BizJournals Portfolio

The Sinkhole

No end in sight for the slide in stocks amid forecasts for a grim 2009.
stocks

Write off this year as a huge loss and forget about next year as well. That is what stock markets and economists around the world are saying with increasing frequency.

Asian stocks tumbled following Wednesday’s sell-off on Wall Street. European stocks are lower: London and other markets are off 1 percent.

Some support came as Switzerland's central bank has surprised the markets by cutting its benchmark interest rate by a full point in the face of a weakening economy. But a report showing that initial claims for state unemployment jumped by 27,000 last week unnerved the market. The number of Americans receiving unemployment claims is now more than 4 million, the most since December 1982.

It was a forecast of a deep and prolonged downturn that rattled the market on Wednesday. The Dow Jones industrial average closed down 5 percent to 2003 levels after the Federal Reserve released minutes that showed it had reduced its growth forecasts for 2009.

"With growth below its potential rate for an extended period," the minutes said, summarizing the economists' views, "the unemployment rate was expected to rise significantly through early 2010."

In addition to growing joblessness, the Fed said, "the declines in stock-market wealth, low levels of consumer sentiment, weakened household balance sheets, and restrictive credit conditions were likely to hinder household spending over the near term."

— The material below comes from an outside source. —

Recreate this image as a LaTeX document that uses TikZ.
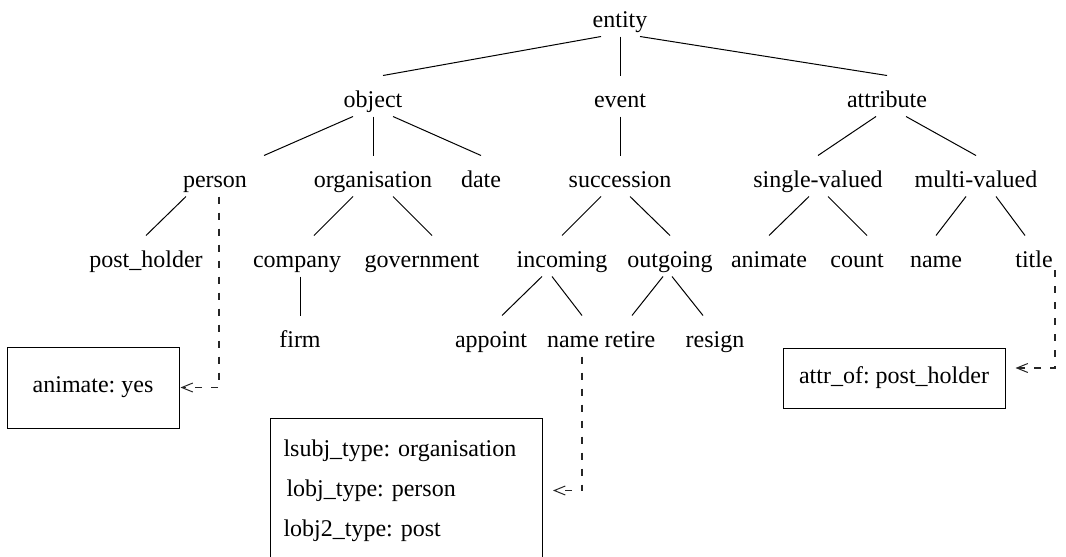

Analysts with J.P. Morgan Chase now expect the Fed to push interest rates to zero, with a half point reduction after the December 16 meeting and another half point cut after the January 28 meeting.

"We believe the Fed then continues to conduct a zero-interest rate policy (ZIRP) for the remainder of 2009," the analysts said, according to the Across the Curve blog.

A survey by Reuters of 250 economists in the Group of Seven industrial nations indicates that the global economy will be mired in a recession for a year.

"All developed economies will contract in 2009,” Marco Annunziata, chief economist at UniCredit, told Reuters. “It's the worst we have had in a century.”

Stocks in Japan fell nearly 7 percent today. Hong Kong lost 4 percent and Seoul fell by 6.7 percent.

“We're seeing a total collapse of trust in everything fundamental,''Espen Furnes, an Oslo-based fund manager at Storebrand Asset Management, told Bloomberg News. “There are no buyers in sight. This year will go down in history.”